━━━ Data provided ━━━

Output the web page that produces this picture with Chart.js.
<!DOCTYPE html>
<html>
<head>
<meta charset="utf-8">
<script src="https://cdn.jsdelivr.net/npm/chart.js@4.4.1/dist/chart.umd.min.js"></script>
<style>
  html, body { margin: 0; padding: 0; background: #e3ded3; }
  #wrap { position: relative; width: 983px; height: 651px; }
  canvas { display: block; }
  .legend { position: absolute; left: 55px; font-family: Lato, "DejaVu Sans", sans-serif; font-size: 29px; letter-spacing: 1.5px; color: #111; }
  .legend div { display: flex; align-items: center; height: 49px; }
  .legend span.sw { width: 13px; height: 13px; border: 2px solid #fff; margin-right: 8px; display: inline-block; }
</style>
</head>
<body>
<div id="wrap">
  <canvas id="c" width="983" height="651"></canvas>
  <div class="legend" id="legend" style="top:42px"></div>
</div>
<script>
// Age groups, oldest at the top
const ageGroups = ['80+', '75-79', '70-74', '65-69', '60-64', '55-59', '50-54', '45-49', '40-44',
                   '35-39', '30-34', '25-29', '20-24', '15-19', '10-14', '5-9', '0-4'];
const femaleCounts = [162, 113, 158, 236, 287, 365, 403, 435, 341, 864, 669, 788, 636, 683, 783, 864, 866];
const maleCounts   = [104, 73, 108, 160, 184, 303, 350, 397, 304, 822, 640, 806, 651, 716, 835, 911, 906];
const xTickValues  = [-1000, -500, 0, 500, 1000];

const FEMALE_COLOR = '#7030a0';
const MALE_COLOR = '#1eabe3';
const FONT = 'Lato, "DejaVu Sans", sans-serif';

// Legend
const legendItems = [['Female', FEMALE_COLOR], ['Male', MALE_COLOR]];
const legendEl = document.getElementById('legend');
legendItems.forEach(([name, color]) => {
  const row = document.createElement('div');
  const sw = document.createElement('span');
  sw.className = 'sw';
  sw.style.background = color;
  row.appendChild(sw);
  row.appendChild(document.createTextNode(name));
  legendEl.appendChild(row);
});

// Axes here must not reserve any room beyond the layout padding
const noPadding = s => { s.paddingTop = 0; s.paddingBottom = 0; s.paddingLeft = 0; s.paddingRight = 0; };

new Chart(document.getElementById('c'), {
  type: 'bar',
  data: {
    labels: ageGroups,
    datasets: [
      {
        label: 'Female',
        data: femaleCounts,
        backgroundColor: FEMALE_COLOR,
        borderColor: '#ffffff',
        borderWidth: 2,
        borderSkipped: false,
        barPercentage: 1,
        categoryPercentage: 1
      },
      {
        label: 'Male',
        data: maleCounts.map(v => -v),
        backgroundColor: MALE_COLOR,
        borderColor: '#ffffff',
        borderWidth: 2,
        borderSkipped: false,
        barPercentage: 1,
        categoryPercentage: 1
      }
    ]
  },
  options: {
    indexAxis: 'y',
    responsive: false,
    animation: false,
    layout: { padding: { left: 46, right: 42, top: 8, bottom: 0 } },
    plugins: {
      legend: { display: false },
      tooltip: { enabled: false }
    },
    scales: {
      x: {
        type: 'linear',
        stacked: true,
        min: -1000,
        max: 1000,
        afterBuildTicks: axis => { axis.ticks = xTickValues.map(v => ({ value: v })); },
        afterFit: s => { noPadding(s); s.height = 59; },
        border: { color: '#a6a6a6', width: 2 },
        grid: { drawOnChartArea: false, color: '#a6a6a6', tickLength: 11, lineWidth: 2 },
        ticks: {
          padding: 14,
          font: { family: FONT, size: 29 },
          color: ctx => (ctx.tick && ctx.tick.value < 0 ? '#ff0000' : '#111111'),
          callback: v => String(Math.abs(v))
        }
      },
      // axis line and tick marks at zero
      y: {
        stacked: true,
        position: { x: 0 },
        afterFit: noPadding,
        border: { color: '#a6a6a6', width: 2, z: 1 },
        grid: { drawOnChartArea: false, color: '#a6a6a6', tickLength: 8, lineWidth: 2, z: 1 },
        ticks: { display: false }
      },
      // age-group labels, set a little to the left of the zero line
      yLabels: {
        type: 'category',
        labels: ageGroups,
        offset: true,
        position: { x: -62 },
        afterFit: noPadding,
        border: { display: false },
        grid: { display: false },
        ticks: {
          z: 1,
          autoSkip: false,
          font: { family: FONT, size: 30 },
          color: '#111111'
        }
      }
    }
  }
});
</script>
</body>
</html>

━━━
━━━ Data provided ━━━

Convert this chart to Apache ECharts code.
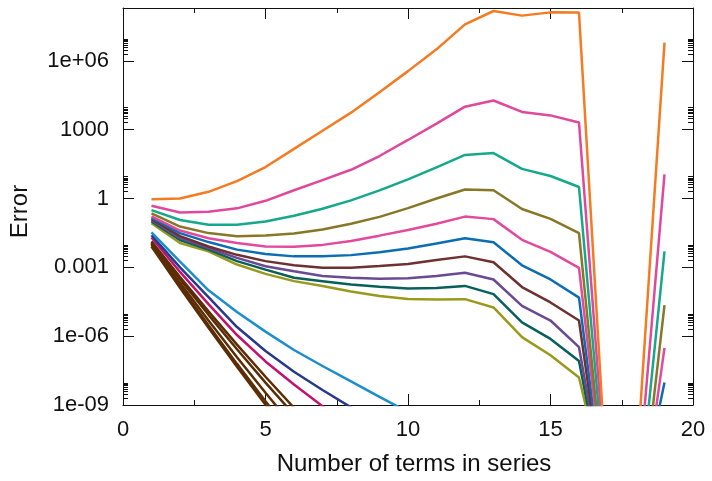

━━━

Goal of the exercise.
Provide only the number of lines in the entries that hold the word "this".

Completed exercise.
2